My cursor hovers on the white blank sheet of your MSN window. That vertical black line – the guiding line that follows any typed text – blinks continuously like a heartbeat, expectant. I’m not expecting much, I know this will never be reciprocal – but if I know this much, why does my heart yearn so? My brain and my heart are no longer in that perfect harmony and balance – each wants the other and I feel spitting mad.
Sometimes opening this window with no text exchanged between us felt like a meagre connection between my world and yours, because at this point in time, this is the closest we’ll ever going to be. A one-way street of broken bottles and arid urine and used condoms – but haven’t we always bent the rules sometimes?
I like delving into Murakami’s world when I read his books. There is always a tinge of madness, non-conforming people, strange scenarios filled with utter lunacy that it seemed natural to be behaving that way. But normalcy has always been a stupid idea wordlessly accepted with the consensus of the society.
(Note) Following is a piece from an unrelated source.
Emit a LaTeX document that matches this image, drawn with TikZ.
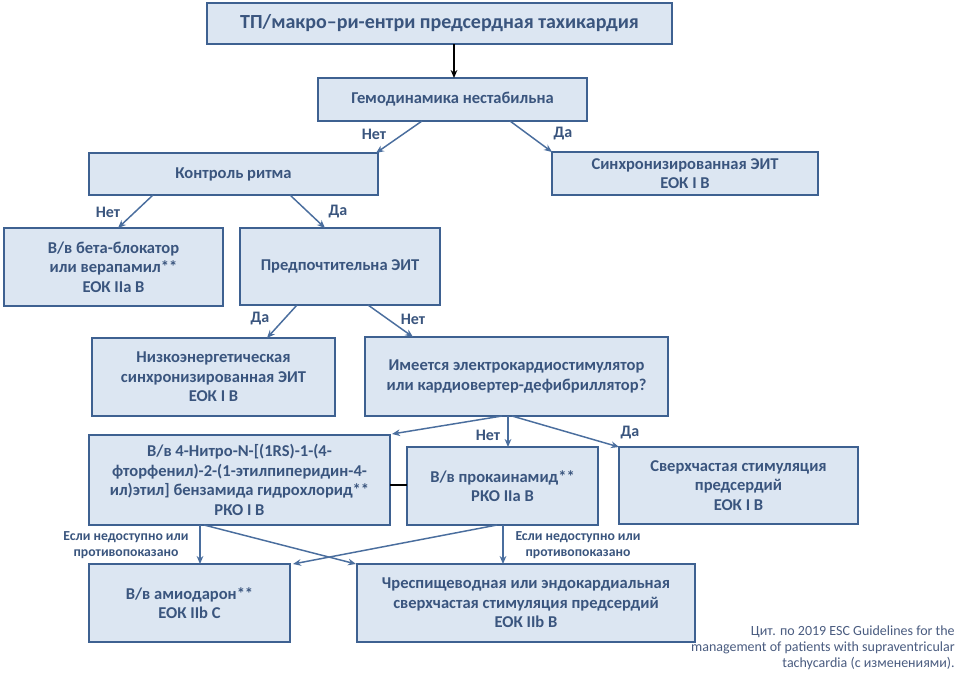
\documentclass[tikz,border=0pt]{standalone}
\usepackage{fontspec}
\setmainfont{Carlito}
\usetikzlibrary{arrows.meta,calc}
\definecolor{boxfill}{HTML}{DCE6F2}
\definecolor{boxdraw}{HTML}{3E6191}
\definecolor{txt}{HTML}{3A557E}
\definecolor{arr}{HTML}{4A6E9E}
\definecolor{note}{HTML}{4A5C80}
\begin{document}
\begin{tikzpicture}[x=0.75pt,y=-0.75pt,
  box/.style={draw=boxdraw,fill=boxfill,line width=1.3pt,text=txt,
    font=\fontsize{12.4}{14.7}\selectfont\bfseries,align=center,inner sep=0pt,outer sep=0pt},
  sz/.style 2 args={minimum width=#1*0.75pt,minimum height=#2*0.75pt},
  conn/.style={draw=arr,line width=1.1pt,-{Stealth[length=6pt,width=5pt]}},
  lbl/.style={text=txt,font=\fontsize{12}{14}\selectfont\bfseries,inner sep=0pt},
  cond/.style={text=txt,font=\fontsize{10.3}{12}\selectfont\bfseries,align=center,inner sep=0pt}]
\useasboundingbox (0,0) rectangle (963,682);
\fill[white] (0,0) rectangle (963,682);

\node[box,sz={465}{41},font=\fontsize{15}{17}\selectfont\bfseries] (top) at (439.5,23.5) {ТП/макро–ри-ентри предсердная тахикардия};
\node[box,sz={269}{43}] (gem) at (452.5,99.5) {Гемодинамика нестабильна};
\node[box,sz={289}{42}] (kontr) at (233.5,174) {Контроль ритма};
\node[box,sz={266}{43}] (sync) at (685,173.5) {Синхронизированная ЭИТ\\ЕОК I B};
\node[box,sz={219}{78}] (beta) at (113.5,267) {В/в бета-блокатор\\или верапамил**\\ЕОК IIa B};
\node[box,sz={200}{77}] (pref) at (340,266.5) {Предпочтительна ЭИТ};
\node[box,sz={243}{78}] (low) at (213.5,377) {Низкоэнергетическая\\синхронизированная ЭИТ\\ЕОК I B};
\node[box,sz={303}{79}] (ecs) at (516.5,376.5) {Имеется электрокардиостимулятор\\или кардиовертер-дефибриллятор?};
\node[box,sz={301}{90}] (nitro) at (239.5,480) {В/в 4-Нитро-N-[(1RS)-1-(4-\\фторфенил)-2-(1-этилпиперидин-4-\\ил)этил] бензамида гидрохлорид**\\РКО I B};
\node[box,sz={191}{78}] (proc) at (502.5,486) {В/в прокаинамид**\\РКО IIa B};
\node[box,sz={239}{77}] (over) at (738.5,485.5) {Сверхчастая стимуляция\\предсердий\\ЕОК I B};
\node[box,sz={201}{78}] (amio) at (189.5,603) {В/в амиодарон**\\ЕОК IIb C};
\node[box,sz={338}{78}] (tee) at (526,603) {Чреспищеводная или эндокардиальная\\сверхчастая стимуляция предсердий\\ЕОК IIb B};

% connectors
\draw[conn,draw=black] ($(top.south west)+(247,0)$) -- ($(gem.north west)+(136,0)$);
\draw[conn] ($(gem.south west)+(104,0)$) -- ($(kontr.north east)+(-2,0)$);
\draw[conn] ($(gem.south west)+(192,0)$) -- (sync.north west);
\draw[conn] ($(kontr.south west)+(64,0)$) -- ($(beta.north west)+(114,0)$);
\draw[conn] ($(kontr.south west)+(201,0)$) -- ($(pref.north west)+(85,0)$);
\draw[conn] ($(pref.south west)+(57,0)$) -- ($(low.north west)+(175,0)$);
\draw[conn] ($(pref.south west)+(128,0)$) -- ($(ecs.north west)+(48,0)$);
\draw[conn] ($(ecs.south west)+(137,0)$) -- ($(nitro.north east)+(2,-1)$);
\draw[conn] ($(ecs.south west)+(143,0)$) -- ($(proc.north west)+(101,0)$);
\draw[conn] ($(ecs.south west)+(147,0)$) -- (over.north west);
\draw[draw=black,line width=1.1pt] ($(nitro.north east)+(0,50)$) -- ($(proc.north west)+(0,38)$);
\draw[conn] ($(nitro.south west)+(111,0)$) -- ($(amio.north west)+(111,0)$);
\draw[conn] ($(nitro.south west)+(115,0)$) -- ($(tee.north west)+(-1,0)$);
\draw[conn] ($(proc.south west)+(90,0)$) -- ($(amio.north east)+(3,0)$);
\draw[conn] ($(proc.south west)+(96,0)$) -- ($(tee.north west)+(146,0)$);

% labels
\node[lbl] (l1) at (374,134) {Нет};
\node[lbl] (l2) at (563,134) {Да};
\node[lbl] (l3) at (108,212) {Нет};
\node[lbl] (l4) at (338,212) {Да};
\node[lbl] (l5) at (260,319) {Да};
\node[lbl] (l6) at (413,319) {Нет};
\node[lbl] (l7) at (488,435) {Нет};
\node[lbl] (l8) at (630,433) {Да};
\node[cond] (c1) at (126,545) {Если недоступно или\\противопоказано};
\node[cond] (c2) at (578,545) {Если недоступно или\\противопоказано};

\node[text=note,font=\fontsize{10.5}{12}\selectfont,align=right,anchor=north east,inner sep=0pt] (src) at (955,626)
  {Цит. по 2019 ESC Guidelines for the\\management of patients with supraventricular\\tachycardia (с изменениями).};
\end{tikzpicture}
\end{document}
Because all of us are capable of acting in the craziest manner possible given the chance. Because normalcy shouldn’t hurt those not in this clique of the majority. Because I need closure, I need to kill those cells in my heart still in love or infatuated or lust over your every being, because I need to draw an abnormally abrupt ending to this happily bitter faint connection of ours, because I need to stop expecting anything.